Sin embargo, nada de esto convencía al que esto escribe. El ingenio, la inteligencia que restalla en una imagen brillante o una graciosa réplica, es algo normalmente muy apreciado en un escritor, muy alabado (aunque ¿cuántas veces esa alabanza no viene con su doble filo de “no hay más que eso”?), pero a la vez despierta una desconfianza: sabemos cuántas veces el ingenio es la cobertura elegante de la nadería. Siempre quedaría esa sospecha de frivolidad pegada a las páginas de quien escribió “ La experiencia no tiene valor ético alguno, es simplemente el nombre que damos a nuestros errores”. Borges, cuando le preguntaron si se consideraba inteligente, respondió “si se me da el tiempo suficiente, supongo que sí. A menudo se confunde la inteligencia con el ingenio, con la respuesta rápida”.

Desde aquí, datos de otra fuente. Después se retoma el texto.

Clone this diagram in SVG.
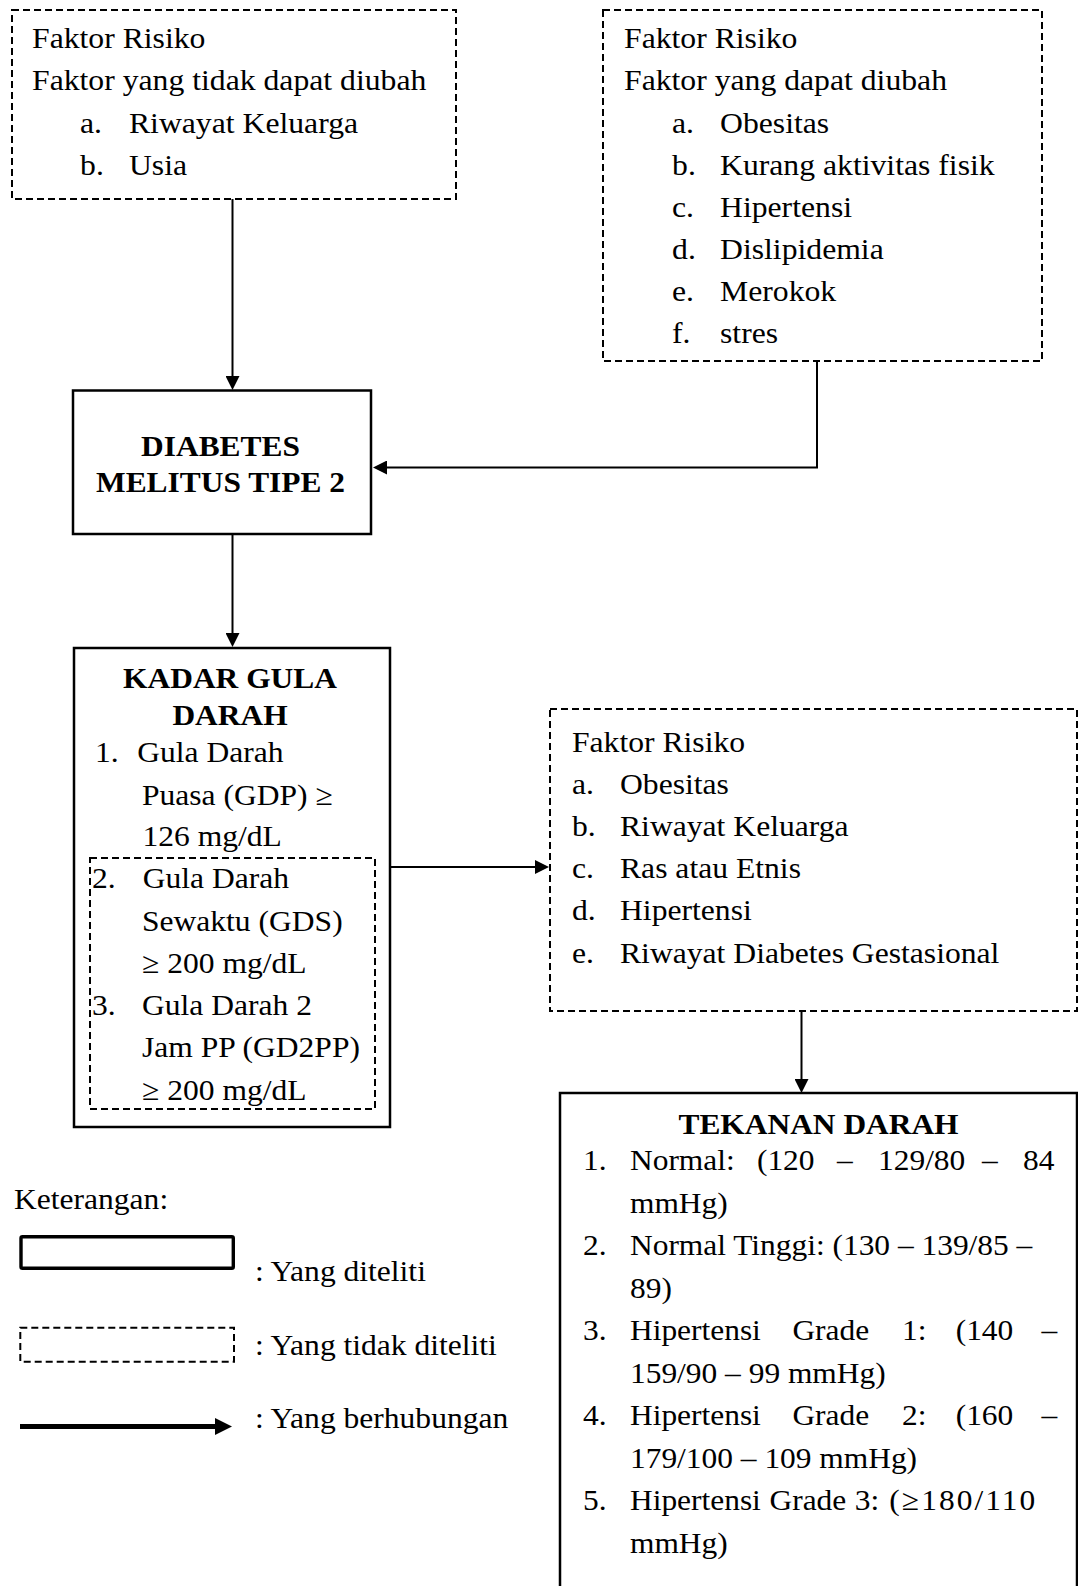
<svg xmlns="http://www.w3.org/2000/svg" width="1078" height="1586" viewBox="0 0 1078 1586">
<style>
.t{font-family:"Liberation Serif","Times New Roman",serif;font-size:29.5px;fill:#000}
.b{font-weight:bold}
.m{text-anchor:middle}
.solid{fill:#fff;stroke:#000;stroke-width:2.5}
.dash{fill:none;stroke:#000;stroke-width:2;stroke-dasharray:7 4}
.conn{fill:none;stroke:#000;stroke-width:2}
</style>
<defs>
<marker id="ah" markerUnits="userSpaceOnUse" markerWidth="14" markerHeight="14" refX="10" refY="7" orient="auto">
<path d="M0,0 L14,7 L0,14 z" fill="#000"/>
</marker>
</defs>
<rect width="1078" height="1586" fill="#fff"/>

<g id="connectors">
<path class="conn" d="M232.5,199 V386" marker-end="url(#ah)"/>
<path class="conn" d="M817,361 V467.5 H377" marker-end="url(#ah)"/>
<path class="conn" d="M232.5,534 V643" marker-end="url(#ah)"/>
<path class="conn" d="M391,867 H545" marker-end="url(#ah)"/>
<path class="conn" d="M801.5,1011 V1089" marker-end="url(#ah)"/>
</g>

<g id="faktor-tidak-dapat-diubah">
<rect class="dash" x="12" y="10" width="444" height="189"/>
<g class="t" transform="translate(32 0) scale(1.075 1)">
<text x="0" y="48">Faktor Risiko</text>
<text x="0" y="90.5">Faktor yang tidak dapat diubah</text>
<text x="44.7" y="133">a.</text><text x="90.2" y="133">Riwayat Keluarga</text>
<text x="44.7" y="175">b.</text><text x="90.2" y="175">Usia</text>
</g>
</g>

<g id="faktor-dapat-diubah">
<rect class="dash" x="603" y="10" width="439" height="351"/>
<g class="t" transform="translate(624 0) scale(1.075 1)">
<text x="0" y="48">Faktor Risiko</text>
<text x="0" y="90.5">Faktor yang dapat diubah</text>
<text x="44.7" y="133">a.</text><text x="89.3" y="133">Obesitas</text>
<text x="44.7" y="175">b.</text><text x="89.3" y="175">Kurang aktivitas fisik</text>
<text x="44.7" y="217">c.</text><text x="89.3" y="217">Hipertensi</text>
<text x="44.7" y="259">d.</text><text x="89.3" y="259">Dislipidemia</text>
<text x="44.7" y="301">e.</text><text x="89.3" y="301">Merokok</text>
<text x="44.7" y="343.5">f.</text><text x="89.3" y="343.5">stres</text>
</g>
</g>

<g id="diabetes">
<rect class="solid" x="73" y="390.5" width="298" height="143.5"/>
<g class="t b m" transform="translate(220.5 0) scale(1.065 1)">
<text x="0" y="456">DIABETES</text>
<text x="0" y="492.5">MELITUS TIPE 2</text>
</g>
</g>

<g id="kadar-gula-darah">
<rect class="solid" x="74" y="648" width="316" height="479"/>
<rect class="dash" x="90" y="858" width="285" height="251"/>
<g class="t b m" transform="translate(230 0) scale(1.065 1)">
<text x="0" y="688">KADAR GULA</text>
<text x="0" y="725">DARAH</text>
</g>
<g class="t" transform="translate(142 0) scale(1.07 1)">
<text x="-43.9" y="762">1.</text><text x="-4.4" y="762">Gula Darah</text>
<text x="0" y="805">Puasa (GDP) ≥</text>
<text x="0.5" y="846">126 mg/dL</text>
<text x="-46.8" y="888">2.</text><text x="0.7" y="888">Gula Darah</text>
<text x="0" y="931">Sewaktu (GDS)</text>
<text x="0" y="973">≥ 200 mg/dL</text>
<text x="-46.8" y="1015">3.</text><text x="0" y="1015">Gula Darah 2</text>
<text x="0" y="1057">Jam PP (GD2PP)</text>
<text x="0" y="1100">≥ 200 mg/dL</text>
</g>
</g>

<g id="faktor-risiko-lain">
<rect class="dash" x="550" y="709" width="527" height="302"/>
<g class="t" transform="translate(572 0) scale(1.072 1)">
<text x="0" y="752.5">Faktor Risiko</text>
<text x="0" y="794.5">a.</text><text x="44.8" y="794.5">Obesitas</text>
<text x="0" y="836.5">b.</text><text x="44.8" y="836.5">Riwayat Keluarga</text>
<text x="0" y="878.5">c.</text><text x="44.8" y="878.5">Ras atau Etnis</text>
<text x="0" y="920.5">d.</text><text x="44.8" y="920.5">Hipertensi</text>
<text x="0" y="963">e.</text><text x="44.8" y="963">Riwayat Diabetes Gestasional</text>
</g>
</g>

<g id="tekanan-darah">
<rect class="solid" x="560" y="1093" width="517" height="520"/>
<g class="t b m" transform="translate(818.5 0) scale(1.065 1)">
<text x="0" y="1134">TEKANAN DARAH</text>
</g>
<g class="t" transform="translate(630 0) scale(1.065 1)">
<text x="-44.1" y="1170">1.</text><text x="0" y="1170">Normal:</text><text x="119.2" y="1170">(120</text><text x="194.4" y="1170">–</text><text x="232.9" y="1170">129/80</text><text x="330.5" y="1170">–</text><text x="369" y="1170">84</text>
<text x="0" y="1213">mmHg)</text>
<text x="-44.1" y="1255">2.</text><text x="0" y="1255">Normal Tinggi: (130 – 139/85 –</text>
<text x="0" y="1298">89)</text>
<text x="-44.1" y="1340">3.</text><text x="0" y="1340">Hipertensi</text><text x="152.5" y="1340">Grade</text><text x="255.4" y="1340">1:</text><text x="305.8" y="1340">(140</text><text x="386.5" y="1340">–</text>
<text x="0" y="1383">159/90 – 99 mmHg)</text>
<text x="-44.1" y="1425">4.</text><text x="0" y="1425">Hipertensi</text><text x="152.5" y="1425">Grade</text><text x="255.4" y="1425">2:</text><text x="305.8" y="1425">(160</text><text x="386.5" y="1425">–</text>
<text x="0" y="1468">179/100 – 109 mmHg)</text>
<text x="-44.1" y="1510">5.</text><text x="0" y="1510">Hipertensi</text><text x="131" y="1510">Grade</text><text x="211" y="1510">3:</text><text x="243.5" y="1510" textLength="137" lengthAdjust="spacing">(≥180/110</text>
<text x="0" y="1553">mmHg)</text>
</g>
</g>

<g id="legend">
<g class="t" transform="translate(14 0) scale(1.07 1)">
<text x="0" y="1209">Keterangan:</text>
</g>
<rect x="21" y="1236.7" width="212.3" height="31.6" rx="1.5" fill="#fff" stroke="#000" stroke-width="3.4"/>
<rect class="dash" x="20.3" y="1327.7" width="213.7" height="34"/>
<path d="M20,1426.5 H218" stroke="#000" stroke-width="5" fill="none"/>
<path d="M215,1418 L232,1426.5 L215,1435 z" fill="#000"/>
<g class="t" transform="translate(255 0) scale(1.07 1)">
<text x="0" y="1281.5">: Yang diteliti</text>
<text x="0" y="1355">: Yang tidak diteliti</text>
<text x="0" y="1428">: Yang berhubungan</text>
</g>
</g>
</svg>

Llegamos al trazo oscuro, al terminar elliotiano con un lamento. Cuando, tras un doble tirabuzón judicial, es acusado de relaciones homosexuales con su amante, y condenado a trabajos forzados, Wilde escribió la que quizá sea la más desgarradora confesión a tumba abierta de la literatura contemporánea europea. Escritura “sub especie aeternitatis”, sin búsqueda de público ni retribución, confesión de una vida despojada en la que el brillo de las copas de Martini se trocó en el pan duro y el agua sucia del presidio. La escritura sin esperanza, mirando a la muerte ¿no es acaso la más libre, la más sincera? Tal vez no, pero no podemos evitar estremecernos al pasar las páginas de De profundis, que es como desnudar a un condenado a muerte, y ver cómo todo es efímero, menos la dignidad y el amor a la belleza pese a todo. Si la dicha actual tiñe de dicha la memoria del pasado (y el sufrimiento hace lo propio), esta purgación de Wilde hace que leamos su obra entera con otros ojos: con la piedad del que, pese al ingenio, pese al talento y la pose de dandy provocador, sólo puede decir: he ahí a un hombre. Si leer es sólo el requisito necesario para releer, hemos de empezar por el principio y abrir de nuevo El abanico de Lady Windermere, y dejarnos acariciar. Seguramente, nos dará otro aire, nuevo cada vez y lleno de sentido y de belleza.